## AIM:
Skip the pictures. Transcribe the rest of the data below without changing a word.

## GIVEN INFORMATION:
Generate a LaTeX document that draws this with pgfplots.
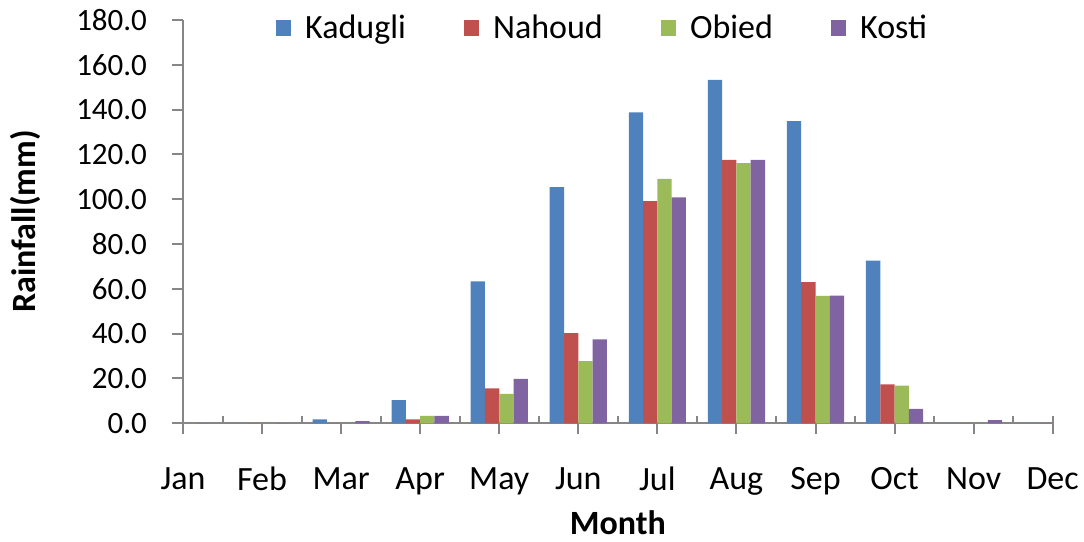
\documentclass[border=0pt]{standalone}
\usepackage{fontspec}
\setmainfont{Carlito}
\usepackage{pgfplots}
\usepackage{pgfplotstable}
\pgfplotsset{compat=1.18}
\definecolor{cK}{HTML}{4F81BD}
\definecolor{cN}{HTML}{C0504D}
\definecolor{cO}{HTML}{9BBB59}
\definecolor{cKo}{HTML}{8064A2}
\definecolor{axgray}{RGB}{134,134,134}
\pgfplotstableread{
m K N O Ko
0 0 0 0 0
1 0 0 0 0
2 1.8 0 0 1.0
3 10.3 1.8 3.3 3.3
4 63.4 15.6 13.1 19.8
5 105.4 40.2 27.8 37.5
6 138.8 99.2 109.1 100.8
7 153.3 117.6 116.1 117.6
8 134.9 63.0 56.9 57.0
9 72.6 17.4 16.8 6.4
10 0 0 0 1.4
11 0 0 0 0
}\data
\begin{document}
\begin{tikzpicture}[font=\fontsize{17}{20}\selectfont]
\path[use as bounding box] (-91.5pt,-59.35pt) rectangle (450.5pt,211.65pt);
\begin{axis}[
  at={(0pt,0pt)}, anchor=south west,
  scale only axis, width=434.85pt, height=201.65pt,
  xmin=0, xmax=11, ymin=0, ymax=180,
  enlargelimits=false,
  ybar=0pt, bar width=7.15pt,
  axis x line=bottom, axis y line=left,
  x axis line style={-, draw=axgray, line width=1pt},
  y axis line style={-, draw=axgray, line width=1pt},
  tick style={draw=axgray, line width=1pt},
  tick align=outside, major tick length=5.5pt,
  xtick={0,...,11},
  xticklabels={Jan,Feb,Mar,Apr,May,Jun,Jul,Aug,Sep,Oct,Nov,Dec},
  extra x ticks={0.5,1.5,...,10.5,11},
  extra x tick labels={},
  extra x tick style={grid=none, tick align=inside, major tick length=3.5pt},
  ytick={0,20,...,180},
  /pgf/number format/assume math mode=true,
  yticklabel style={/pgf/number format/fixed, /pgf/number format/fixed zerofill, /pgf/number format/precision=1, xshift=-9pt, font=\fontsize{15.5}{18}\selectfont},
  xticklabel style={yshift=-13pt},
  every axis y label/.style={at={(rel axis cs:0,0.5)}, xshift=-79pt, rotate=90, anchor=center},
  every axis x label/.style={at={(rel axis cs:0.5,0)}, yshift=-49.5pt, anchor=center},
  ylabel={\bfseries Rainfall(mm)},
  xlabel={\bfseries Month},
  legend style={at={(0.4835,0.98)}, anchor=center, draw=none, fill=none,
    legend columns=4, /tikz/every even column/.append style={column sep=27pt},
    /tikz/every odd column/.append style={column sep=5pt}},
  legend image code/.code={\fill[#1] (0pt,-3.8pt) rectangle (7.6pt,3.8pt);},
]
\addplot[fill=cK, draw=none] table[x=m,y=K] {\data};
\addplot[fill=cN, draw=none] table[x=m,y=N] {\data};
\addplot[fill=cO, draw=none] table[x=m,y=O] {\data};
\addplot[fill=cKo, draw=none] table[x=m,y=Ko] {\data};
\legend{Kadugli,Nahoud,Obied,Kosti}
\end{axis}
\end{tikzpicture}
\end{document}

## ANSWER FOR THE TASK:
Generate a LaTeX document that draws this with pgfplots.
\documentclass[border=0pt]{standalone}
\usepackage{fontspec}
\setmainfont{Carlito}
\usepackage{pgfplots}
\usepackage{pgfplotstable}
\pgfplotsset{compat=1.18}
\definecolor{cK}{HTML}{4F81BD}
\definecolor{cN}{HTML}{C0504D}
\definecolor{cO}{HTML}{9BBB59}
\definecolor{cKo}{HTML}{8064A2}
\definecolor{axgray}{RGB}{134,134,134}
\pgfplotstableread{
m K N O Ko
0 0 0 0 0
1 0 0 0 0
2 1.8 0 0 1.0
3 10.3 1.8 3.3 3.3
4 63.4 15.6 13.1 19.8
5 105.4 40.2 27.8 37.5
6 138.8 99.2 109.1 100.8
7 153.3 117.6 116.1 117.6
8 134.9 63.0 56.9 57.0
9 72.6 17.4 16.8 6.4
10 0 0 0 1.4
11 0 0 0 0
}\data
\begin{document}
\begin{tikzpicture}[font=\fontsize{17}{20}\selectfont]
\path[use as bounding box] (-91.5pt,-59.35pt) rectangle (450.5pt,211.65pt);
\begin{axis}[
  at={(0pt,0pt)}, anchor=south west,
  scale only axis, width=434.85pt, height=201.65pt,
  xmin=0, xmax=11, ymin=0, ymax=180,
  enlargelimits=false,
  ybar=0pt, bar width=7.15pt,
  axis x line=bottom, axis y line=left,
  x axis line style={-, draw=axgray, line width=1pt},
  y axis line style={-, draw=axgray, line width=1pt},
  tick style={draw=axgray, line width=1pt},
  tick align=outside, major tick length=5.5pt,
  xtick={0,...,11},
  xticklabels={Jan,Feb,Mar,Apr,May,Jun,Jul,Aug,Sep,Oct,Nov,Dec},
  extra x ticks={0.5,1.5,...,10.5,11},
  extra x tick labels={},
  extra x tick style={grid=none, tick align=inside, major tick length=3.5pt},
  ytick={0,20,...,180},
  /pgf/number format/assume math mode=true,
  yticklabel style={/pgf/number format/fixed, /pgf/number format/fixed zerofill, /pgf/number format/precision=1, xshift=-9pt, font=\fontsize{15.5}{18}\selectfont},
  xticklabel style={yshift=-13pt},
  every axis y label/.style={at={(rel axis cs:0,0.5)}, xshift=-79pt, rotate=90, anchor=center},
  every axis x label/.style={at={(rel axis cs:0.5,0)}, yshift=-49.5pt, anchor=center},
  ylabel={\bfseries Rainfall(mm)},
  xlabel={\bfseries Month},
  legend style={at={(0.4835,0.98)}, anchor=center, draw=none, fill=none,
    legend columns=4, /tikz/every even column/.append style={column sep=27pt},
    /tikz/every odd column/.append style={column sep=5pt}},
  legend image code/.code={\fill[#1] (0pt,-3.8pt) rectangle (7.6pt,3.8pt);},
]
\addplot[fill=cK, draw=none] table[x=m,y=K] {\data};
\addplot[fill=cN, draw=none] table[x=m,y=N] {\data};
\addplot[fill=cO, draw=none] table[x=m,y=O] {\data};
\addplot[fill=cKo, draw=none] table[x=m,y=Ko] {\data};
\legend{Kadugli,Nahoud,Obied,Kosti}
\end{axis}
\end{tikzpicture}
\end{document}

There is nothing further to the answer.